WHAT THIS TASK INVOLVES -> Quote the listing in full, exactly as given, minus any pictures.

DATA EXTRACT ->

§ §

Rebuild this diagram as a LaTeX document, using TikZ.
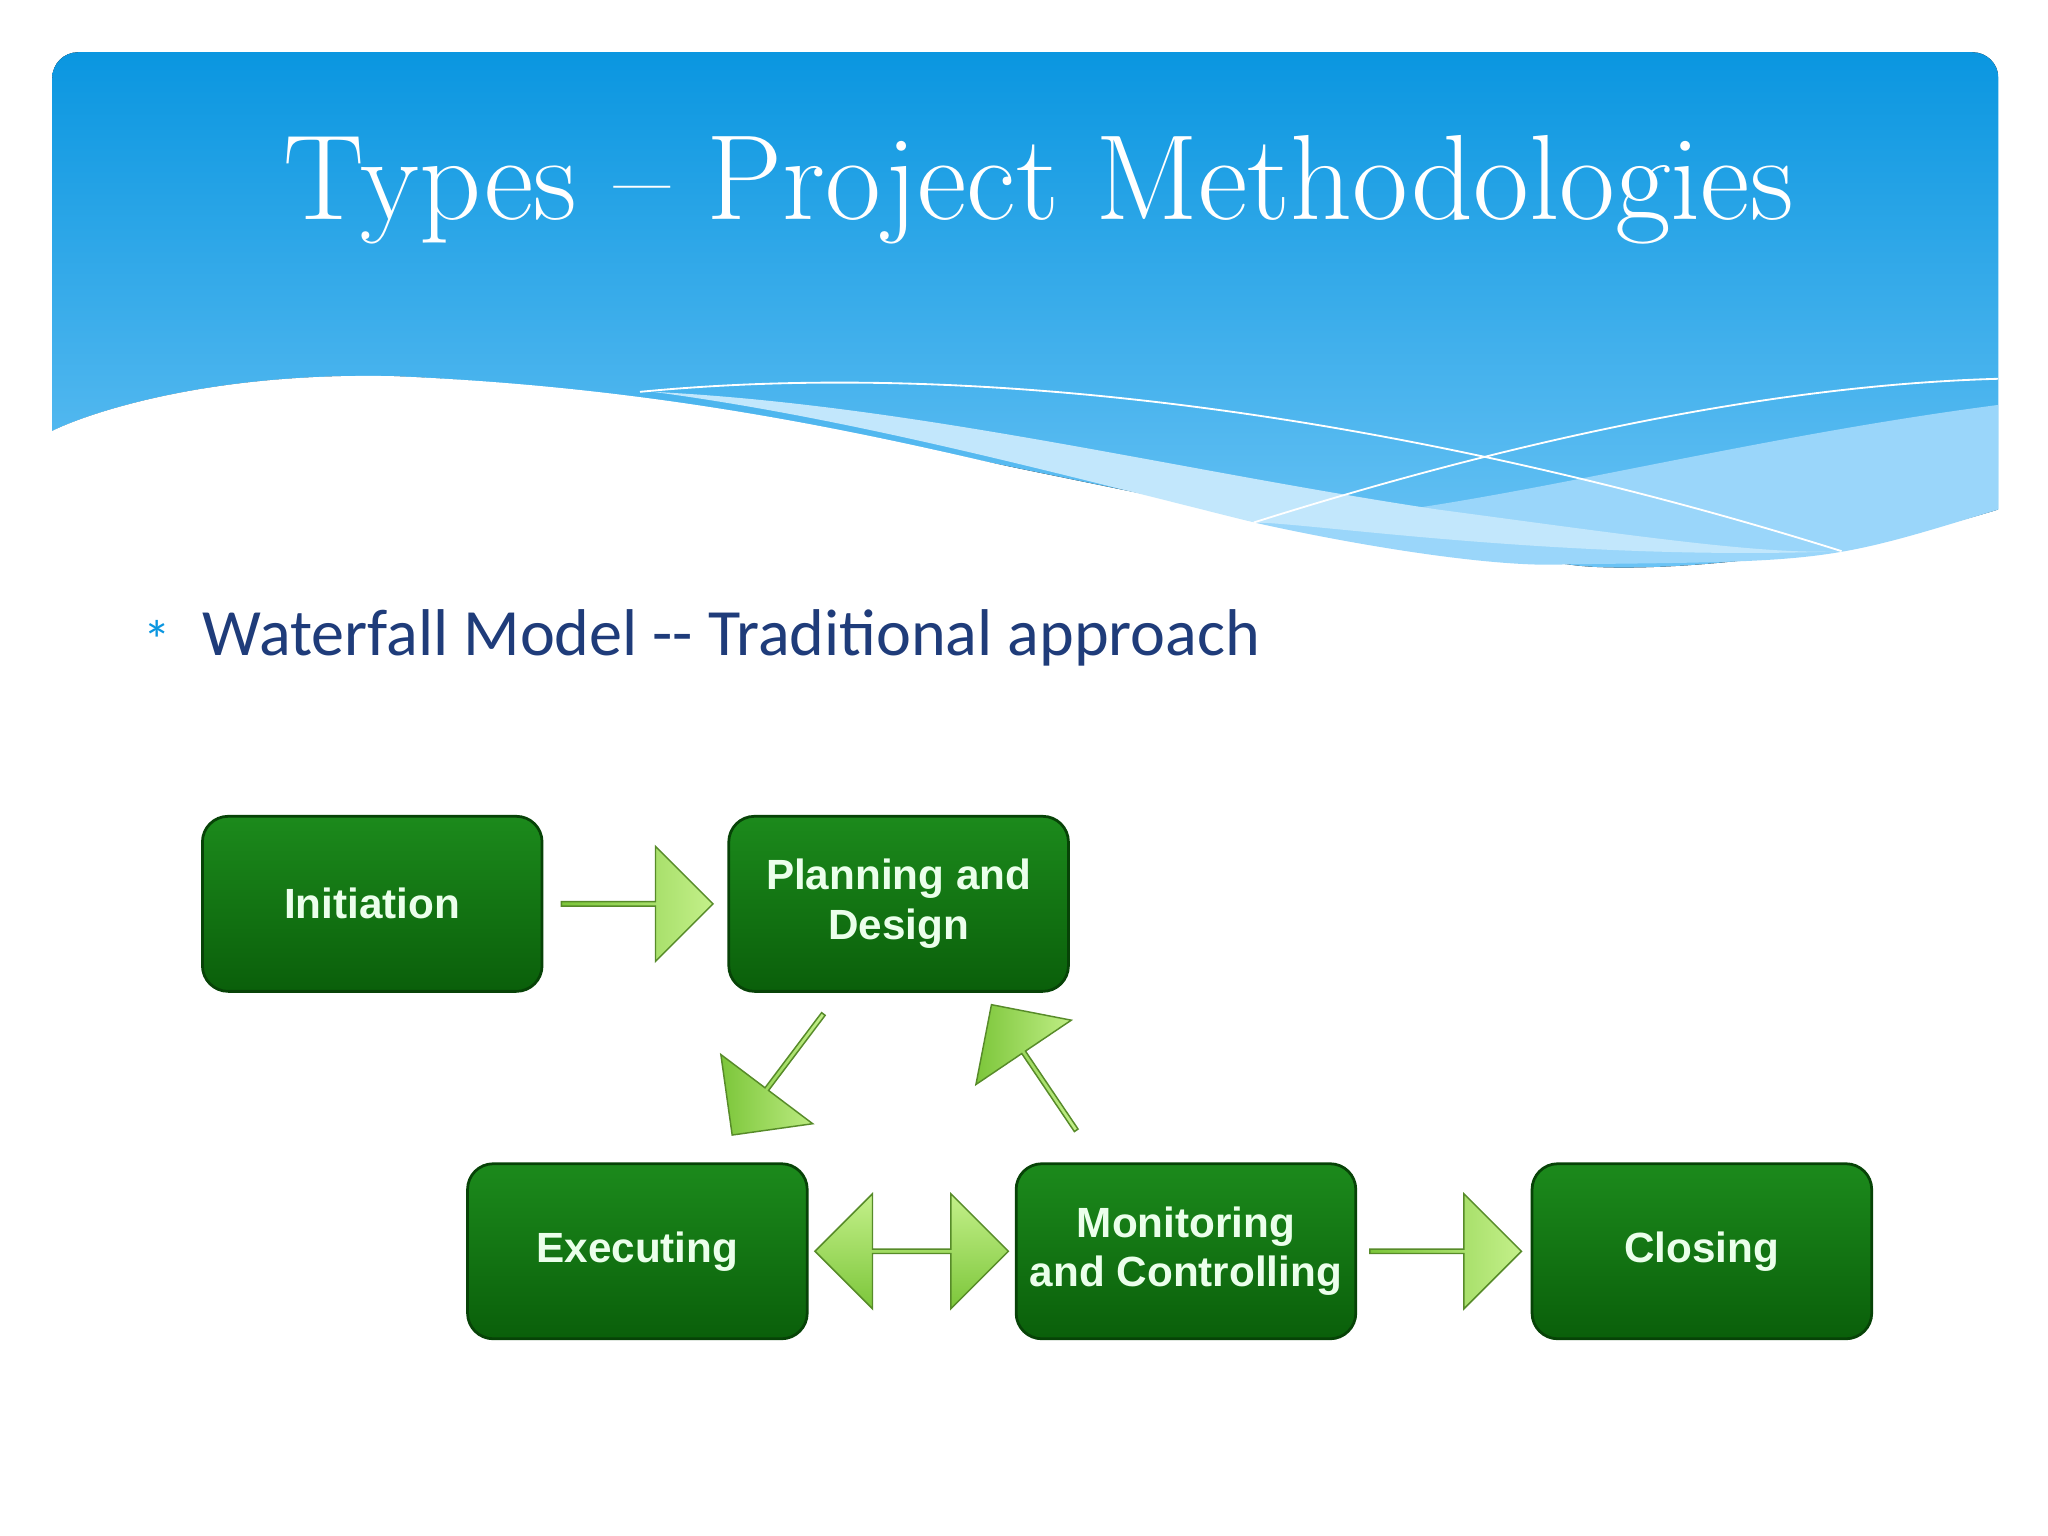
\documentclass[tikz,border=0pt]{standalone}
\usepackage{fontspec}
\setsansfont{Liberation Sans}
\newfontfamily\carl{Carlito}
\usetikzlibrary{shapes.arrows}
\definecolor{hdrtop}{HTML}{0A96E0}
\definecolor{hdrbot}{HTML}{6CC4F5}
\definecolor{band}{HTML}{9AD6FA}
\definecolor{gdark}{HTML}{0A5F0A}
\definecolor{glight}{HTML}{1C8A1C}
\definecolor{adark}{HTML}{7CC63A}
\definecolor{alight}{HTML}{C4F08A}
\definecolor{subblue}{HTML}{1F3C7A}
\tikzset{
 stepbox/.style={draw=gdark!70!black, line width=1.5pt, rounded corners=14, top color=glight, bottom color=gdark,
   minimum width=6.5cm, minimum height=3.35cm, text=white!92!green, align=center,
   font=\sffamily\bfseries\fontsize{23}{27}\selectfont},
 garrow/.style={single arrow, draw=adark!70!black, line width=0.8pt, left color=adark, right color=alight,
   single arrow head extend=0.35cm, minimum width=2.2cm, inner sep=0pt},
 gdarrow/.style={double arrow, draw=adark!70!black, line width=0.8pt, top color=alight, bottom color=adark,
   double arrow head extend=0.35cm, minimum width=2.2cm, inner sep=0pt}
}
\begin{document}
\begin{tikzpicture}[x=0.025cm,y=-0.025cm]
\useasboundingbox (0,0) rectangle (1568,1176);
\fill[white] (0,0) rectangle (1568,1176);
% header
\begin{scope}
\clip[rounded corners=14] (40,40) rectangle (1530,460);
\fill[top color=hdrtop, bottom color=hdrbot] (40,40) -- (1530,40) -- (1530,390)
  .. controls (1400,430) and (1250,440) .. (1200,432)
  .. controls (900,400) and (600,300) .. (300,288)
  .. controls (150,285) and (60,320) .. (40,330) -- cycle;
\fill[band] (1530,310) .. controls (1300,340) and (1100,400) .. (960,400)
  .. controls (1050,420) and (1150,435) .. (1200,432) .. controls (1400,430) .. (1530,390) -- cycle;
\fill[band!60!white] (500,300) .. controls (700,310) and (900,360) .. (1100,390) .. controls (1250,410) and (1350,425) .. (1410,422)
  .. controls (1200,430) and (1000,400) .. (960,400) .. controls (800,360) and (650,320) .. (500,300) -- cycle;
\fill[white] (40,330) .. controls (60,320) and (150,285) .. (300,288)
  .. controls (600,300) and (800,370) .. (960,400) -- (960,470) -- (40,470) -- cycle;
\draw[white, line width=1pt] (490,300) .. controls (800,270) and (1150,340) .. (1410,422);
\draw[white, line width=1pt] (960,400) .. controls (1150,340) and (1350,295) .. (1530,290);
\end{scope}
\node[text=white, font=\fontsize{66}{70}\selectfont] (title) at (795,145) {Types -- Project Methodologies};
\node[text=hdrtop, font=\fontsize{30}{30}\selectfont\carl] (bul) at (120,490) {*};
\node[anchor=west, text=subblue, font=\carl\fontsize{36}{40}\selectfont, inner sep=0pt] (sub) at (155,488) {Waterfall Model -- Traditional approach};
% boxes
\node[stepbox] (ini) at (285,692) {Initiation};
\node[stepbox] (pla) at (688,692) {Planning and\\Design};
\node[stepbox] (exe) at (488,958) {Executing};
\node[stepbox] (mon) at (908,958) {Monitoring\\and Controlling};
\node[stepbox] (clo) at (1303,958) {Closing};
% arrows
\node[garrow, minimum height=2.9cm] (a1) at (487,692) {};
\node[garrow, minimum height=2.9cm, rotate=-127, shape border rotate=0] (a2) at (596,822) {};
\node[garrow, minimum height=2.9cm, rotate=124] (a3) at (792,818) {};
\node[gdarrow, minimum height=3.7cm] (a4) at (698,958) {};
\node[garrow, minimum height=2.9cm] (a5) at (1106,958) {};
\end{tikzpicture}
\end{document}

§ §

RIGHT ANSWER ->
Rebuild this diagram as a LaTeX document, using TikZ.
\documentclass[tikz,border=0pt]{standalone}
\usepackage{fontspec}
\setsansfont{Liberation Sans}
\newfontfamily\carl{Carlito}
\usetikzlibrary{shapes.arrows}
\definecolor{hdrtop}{HTML}{0A96E0}
\definecolor{hdrbot}{HTML}{6CC4F5}
\definecolor{band}{HTML}{9AD6FA}
\definecolor{gdark}{HTML}{0A5F0A}
\definecolor{glight}{HTML}{1C8A1C}
\definecolor{adark}{HTML}{7CC63A}
\definecolor{alight}{HTML}{C4F08A}
\definecolor{subblue}{HTML}{1F3C7A}
\tikzset{
 stepbox/.style={draw=gdark!70!black, line width=1.5pt, rounded corners=14, top color=glight, bottom color=gdark,
   minimum width=6.5cm, minimum height=3.35cm, text=white!92!green, align=center,
   font=\sffamily\bfseries\fontsize{23}{27}\selectfont},
 garrow/.style={single arrow, draw=adark!70!black, line width=0.8pt, left color=adark, right color=alight,
   single arrow head extend=0.35cm, minimum width=2.2cm, inner sep=0pt},
 gdarrow/.style={double arrow, draw=adark!70!black, line width=0.8pt, top color=alight, bottom color=adark,
   double arrow head extend=0.35cm, minimum width=2.2cm, inner sep=0pt}
}
\begin{document}
\begin{tikzpicture}[x=0.025cm,y=-0.025cm]
\useasboundingbox (0,0) rectangle (1568,1176);
\fill[white] (0,0) rectangle (1568,1176);
% header
\begin{scope}
\clip[rounded corners=14] (40,40) rectangle (1530,460);
\fill[top color=hdrtop, bottom color=hdrbot] (40,40) -- (1530,40) -- (1530,390)
  .. controls (1400,430) and (1250,440) .. (1200,432)
  .. controls (900,400) and (600,300) .. (300,288)
  .. controls (150,285) and (60,320) .. (40,330) -- cycle;
\fill[band] (1530,310) .. controls (1300,340) and (1100,400) .. (960,400)
  .. controls (1050,420) and (1150,435) .. (1200,432) .. controls (1400,430) .. (1530,390) -- cycle;
\fill[band!60!white] (500,300) .. controls (700,310) and (900,360) .. (1100,390) .. controls (1250,410) and (1350,425) .. (1410,422)
  .. controls (1200,430) and (1000,400) .. (960,400) .. controls (800,360) and (650,320) .. (500,300) -- cycle;
\fill[white] (40,330) .. controls (60,320) and (150,285) .. (300,288)
  .. controls (600,300) and (800,370) .. (960,400) -- (960,470) -- (40,470) -- cycle;
\draw[white, line width=1pt] (490,300) .. controls (800,270) and (1150,340) .. (1410,422);
\draw[white, line width=1pt] (960,400) .. controls (1150,340) and (1350,295) .. (1530,290);
\end{scope}
\node[text=white, font=\fontsize{66}{70}\selectfont] (title) at (795,145) {Types -- Project Methodologies};
\node[text=hdrtop, font=\fontsize{30}{30}\selectfont\carl] (bul) at (120,490) {*};
\node[anchor=west, text=subblue, font=\carl\fontsize{36}{40}\selectfont, inner sep=0pt] (sub) at (155,488) {Waterfall Model -- Traditional approach};
% boxes
\node[stepbox] (ini) at (285,692) {Initiation};
\node[stepbox] (pla) at (688,692) {Planning and\\Design};
\node[stepbox] (exe) at (488,958) {Executing};
\node[stepbox] (mon) at (908,958) {Monitoring\\and Controlling};
\node[stepbox] (clo) at (1303,958) {Closing};
% arrows
\node[garrow, minimum height=2.9cm] (a1) at (487,692) {};
\node[garrow, minimum height=2.9cm, rotate=-127, shape border rotate=0] (a2) at (596,822) {};
\node[garrow, minimum height=2.9cm, rotate=124] (a3) at (792,818) {};
\node[gdarrow, minimum height=3.7cm] (a4) at (698,958) {};
\node[garrow, minimum height=2.9cm] (a5) at (1106,958) {};
\end{tikzpicture}
\end{document}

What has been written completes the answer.